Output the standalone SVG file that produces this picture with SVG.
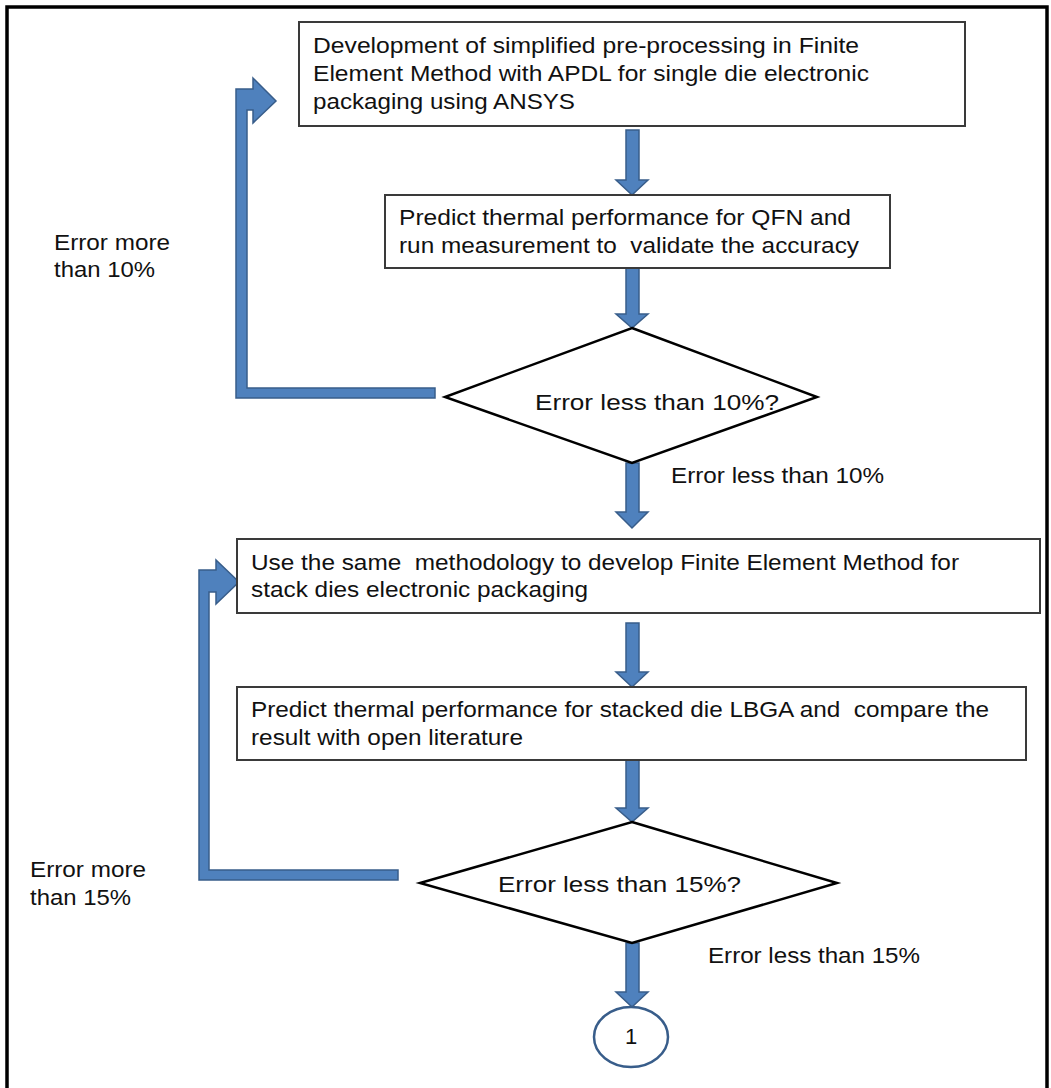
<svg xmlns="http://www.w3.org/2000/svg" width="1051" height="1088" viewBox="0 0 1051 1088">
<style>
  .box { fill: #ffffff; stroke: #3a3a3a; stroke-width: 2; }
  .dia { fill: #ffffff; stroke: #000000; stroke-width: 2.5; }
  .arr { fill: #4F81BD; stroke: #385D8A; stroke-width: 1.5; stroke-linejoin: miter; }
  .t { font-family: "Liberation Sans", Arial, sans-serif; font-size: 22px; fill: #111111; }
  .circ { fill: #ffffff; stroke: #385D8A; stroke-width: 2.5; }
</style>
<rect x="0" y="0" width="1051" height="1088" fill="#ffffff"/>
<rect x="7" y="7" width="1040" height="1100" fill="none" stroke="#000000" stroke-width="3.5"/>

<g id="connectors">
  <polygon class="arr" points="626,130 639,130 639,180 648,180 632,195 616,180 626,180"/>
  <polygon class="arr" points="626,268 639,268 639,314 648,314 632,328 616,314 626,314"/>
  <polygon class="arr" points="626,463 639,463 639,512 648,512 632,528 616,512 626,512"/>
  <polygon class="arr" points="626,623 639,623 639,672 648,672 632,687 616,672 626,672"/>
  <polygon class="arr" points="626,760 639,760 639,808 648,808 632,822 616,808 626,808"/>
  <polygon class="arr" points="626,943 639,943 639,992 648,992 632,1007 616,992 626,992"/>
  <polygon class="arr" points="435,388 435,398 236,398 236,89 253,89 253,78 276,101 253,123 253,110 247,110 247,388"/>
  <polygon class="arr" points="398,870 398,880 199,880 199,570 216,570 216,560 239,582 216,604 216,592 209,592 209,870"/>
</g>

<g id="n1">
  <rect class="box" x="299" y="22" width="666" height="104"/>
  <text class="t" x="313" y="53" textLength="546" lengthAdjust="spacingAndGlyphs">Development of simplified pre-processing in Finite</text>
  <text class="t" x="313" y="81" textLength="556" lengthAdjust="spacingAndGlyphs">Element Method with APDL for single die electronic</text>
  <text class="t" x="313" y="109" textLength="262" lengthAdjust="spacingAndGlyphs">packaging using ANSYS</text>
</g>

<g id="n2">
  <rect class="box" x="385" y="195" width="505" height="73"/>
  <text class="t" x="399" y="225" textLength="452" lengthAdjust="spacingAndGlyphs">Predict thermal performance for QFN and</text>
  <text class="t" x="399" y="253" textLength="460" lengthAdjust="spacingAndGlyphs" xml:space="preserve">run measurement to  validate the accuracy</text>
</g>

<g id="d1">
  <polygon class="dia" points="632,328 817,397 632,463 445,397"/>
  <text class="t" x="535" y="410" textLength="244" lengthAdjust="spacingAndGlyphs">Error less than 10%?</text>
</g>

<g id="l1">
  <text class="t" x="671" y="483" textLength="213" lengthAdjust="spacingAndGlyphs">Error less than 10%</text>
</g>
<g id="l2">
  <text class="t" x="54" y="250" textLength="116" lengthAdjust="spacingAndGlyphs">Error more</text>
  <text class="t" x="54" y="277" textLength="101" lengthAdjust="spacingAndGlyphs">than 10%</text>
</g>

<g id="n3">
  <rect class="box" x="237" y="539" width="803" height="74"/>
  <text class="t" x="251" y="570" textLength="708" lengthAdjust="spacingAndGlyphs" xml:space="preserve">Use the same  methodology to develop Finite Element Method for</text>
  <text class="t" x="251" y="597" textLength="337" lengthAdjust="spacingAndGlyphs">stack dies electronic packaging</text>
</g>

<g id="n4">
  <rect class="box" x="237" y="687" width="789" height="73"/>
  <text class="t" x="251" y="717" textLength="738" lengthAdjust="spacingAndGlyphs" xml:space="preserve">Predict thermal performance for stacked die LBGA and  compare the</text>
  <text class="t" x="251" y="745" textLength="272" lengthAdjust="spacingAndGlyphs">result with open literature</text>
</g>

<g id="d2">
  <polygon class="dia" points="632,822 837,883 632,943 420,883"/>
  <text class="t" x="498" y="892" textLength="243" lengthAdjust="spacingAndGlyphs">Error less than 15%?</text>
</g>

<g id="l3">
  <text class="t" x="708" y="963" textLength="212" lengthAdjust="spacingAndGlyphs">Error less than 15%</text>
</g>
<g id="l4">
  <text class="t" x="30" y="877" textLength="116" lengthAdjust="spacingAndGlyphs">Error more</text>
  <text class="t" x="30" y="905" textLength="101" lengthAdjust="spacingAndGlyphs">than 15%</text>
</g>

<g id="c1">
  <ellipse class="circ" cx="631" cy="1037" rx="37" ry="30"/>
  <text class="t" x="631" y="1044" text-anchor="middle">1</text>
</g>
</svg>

**WORK INSTRUCTIONS:** Copy the whole of the material above exactly, but not its images.

**OUTPUT FOR THIS TASK:**
Output the standalone SVG file that produces this picture with SVG.
<svg xmlns="http://www.w3.org/2000/svg" width="1051" height="1088" viewBox="0 0 1051 1088">
<style>
  .box { fill: #ffffff; stroke: #3a3a3a; stroke-width: 2; }
  .dia { fill: #ffffff; stroke: #000000; stroke-width: 2.5; }
  .arr { fill: #4F81BD; stroke: #385D8A; stroke-width: 1.5; stroke-linejoin: miter; }
  .t { font-family: "Liberation Sans", Arial, sans-serif; font-size: 22px; fill: #111111; }
  .circ { fill: #ffffff; stroke: #385D8A; stroke-width: 2.5; }
</style>
<rect x="0" y="0" width="1051" height="1088" fill="#ffffff"/>
<rect x="7" y="7" width="1040" height="1100" fill="none" stroke="#000000" stroke-width="3.5"/>

<g id="connectors">
  <polygon class="arr" points="626,130 639,130 639,180 648,180 632,195 616,180 626,180"/>
  <polygon class="arr" points="626,268 639,268 639,314 648,314 632,328 616,314 626,314"/>
  <polygon class="arr" points="626,463 639,463 639,512 648,512 632,528 616,512 626,512"/>
  <polygon class="arr" points="626,623 639,623 639,672 648,672 632,687 616,672 626,672"/>
  <polygon class="arr" points="626,760 639,760 639,808 648,808 632,822 616,808 626,808"/>
  <polygon class="arr" points="626,943 639,943 639,992 648,992 632,1007 616,992 626,992"/>
  <polygon class="arr" points="435,388 435,398 236,398 236,89 253,89 253,78 276,101 253,123 253,110 247,110 247,388"/>
  <polygon class="arr" points="398,870 398,880 199,880 199,570 216,570 216,560 239,582 216,604 216,592 209,592 209,870"/>
</g>

<g id="n1">
  <rect class="box" x="299" y="22" width="666" height="104"/>
  <text class="t" x="313" y="53" textLength="546" lengthAdjust="spacingAndGlyphs">Development of simplified pre-processing in Finite</text>
  <text class="t" x="313" y="81" textLength="556" lengthAdjust="spacingAndGlyphs">Element Method with APDL for single die electronic</text>
  <text class="t" x="313" y="109" textLength="262" lengthAdjust="spacingAndGlyphs">packaging using ANSYS</text>
</g>

<g id="n2">
  <rect class="box" x="385" y="195" width="505" height="73"/>
  <text class="t" x="399" y="225" textLength="452" lengthAdjust="spacingAndGlyphs">Predict thermal performance for QFN and</text>
  <text class="t" x="399" y="253" textLength="460" lengthAdjust="spacingAndGlyphs" xml:space="preserve">run measurement to  validate the accuracy</text>
</g>

<g id="d1">
  <polygon class="dia" points="632,328 817,397 632,463 445,397"/>
  <text class="t" x="535" y="410" textLength="244" lengthAdjust="spacingAndGlyphs">Error less than 10%?</text>
</g>

<g id="l1">
  <text class="t" x="671" y="483" textLength="213" lengthAdjust="spacingAndGlyphs">Error less than 10%</text>
</g>
<g id="l2">
  <text class="t" x="54" y="250" textLength="116" lengthAdjust="spacingAndGlyphs">Error more</text>
  <text class="t" x="54" y="277" textLength="101" lengthAdjust="spacingAndGlyphs">than 10%</text>
</g>

<g id="n3">
  <rect class="box" x="237" y="539" width="803" height="74"/>
  <text class="t" x="251" y="570" textLength="708" lengthAdjust="spacingAndGlyphs" xml:space="preserve">Use the same  methodology to develop Finite Element Method for</text>
  <text class="t" x="251" y="597" textLength="337" lengthAdjust="spacingAndGlyphs">stack dies electronic packaging</text>
</g>

<g id="n4">
  <rect class="box" x="237" y="687" width="789" height="73"/>
  <text class="t" x="251" y="717" textLength="738" lengthAdjust="spacingAndGlyphs" xml:space="preserve">Predict thermal performance for stacked die LBGA and  compare the</text>
  <text class="t" x="251" y="745" textLength="272" lengthAdjust="spacingAndGlyphs">result with open literature</text>
</g>

<g id="d2">
  <polygon class="dia" points="632,822 837,883 632,943 420,883"/>
  <text class="t" x="498" y="892" textLength="243" lengthAdjust="spacingAndGlyphs">Error less than 15%?</text>
</g>

<g id="l3">
  <text class="t" x="708" y="963" textLength="212" lengthAdjust="spacingAndGlyphs">Error less than 15%</text>
</g>
<g id="l4">
  <text class="t" x="30" y="877" textLength="116" lengthAdjust="spacingAndGlyphs">Error more</text>
  <text class="t" x="30" y="905" textLength="101" lengthAdjust="spacingAndGlyphs">than 15%</text>
</g>

<g id="c1">
  <ellipse class="circ" cx="631" cy="1037" rx="37" ry="30"/>
  <text class="t" x="631" y="1044" text-anchor="middle">1</text>
</g>
</svg>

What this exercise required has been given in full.